Copyright 2013 Neal Joseph Loevinger
Torah Portion: Nitzavim- Vayelech
[Moshe] said to them, “Today I am one hundred and twenty years old. I can no longer go or come, because the Lord said to me:You shall not cross this Jordan.” Deuteronomy/ D’varim31:2)
Good morning! We’re going to make one more valiant effort to restart our weekly Torah commentary despite the looming plethora of holidays and other logistical challenges. (Short version: you can never, ever get too many references on home contractors.)
The scene set by this week’s Torah reading is quite poignant: Moshe announces that he is 120 years old, apparently too old to lead the people any longer, and gives the people powerful exhortation to choose what is right and good as they continue on into the Land without him. Our friend Rashi sees the verse above as stressing the last part- that God has forbidden Moshe to enter the Land. Thus for Rashi, Moshe’s statement that he can “no longer go or come” simply means that his journey is over by Heavenly decree.
So far, so good. On the other hand, maybe Moshe is not describing his external constraints but his internal state of being. The Hasidic sage Tzadok HaKohen of Lublin reminds us* that growth and change are constant throughout a person’s life- we never stop learning from our mistakes, repenting of the ways we have fallen short, and seeking to rise to a higher level in the coming year. We may, as we grow, reflect on mistakes made years earlier, when we were not yet wise enough to really do t’shuvah for these shortcomings, or even recognize them as such.

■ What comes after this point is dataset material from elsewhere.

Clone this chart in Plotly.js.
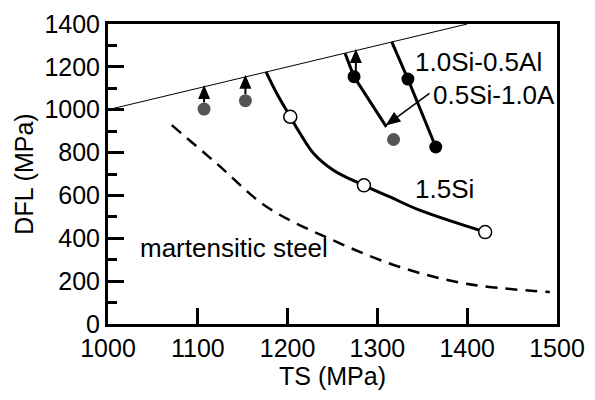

Thus, when Moshe says “I can no longer go or come,” in this reading he’s saying: I have reached a place where I’m no longer moving and growing and changing spiritually, I have attained the highest level I can, and thus my life has reached its fulfillment and conclusion. For the rest of us, please note: that took Moshe 120 years. I have no such excuse!
The point is not that when we get stuck, we should give up; the point is that Moshe kept struggling to reach higher and higher levels until the very end of his life and even then sought to use every bit of his energy to teach and encourage and transform his people. Every one of us is still “going out and coming in,” that is, going off the path of our ideals and principles and coming back into relationship with God, ourselves and others. That is the primary work of the Days of Awe just ahead. The good news is this: the gates of return are always open.
Shabbat Shalom,
RNJL
* This passage is quoted by Norman Lamm in the magisterial work “The Religious Thought of Hasidism,” 363-4. Above is a creative paraphrase.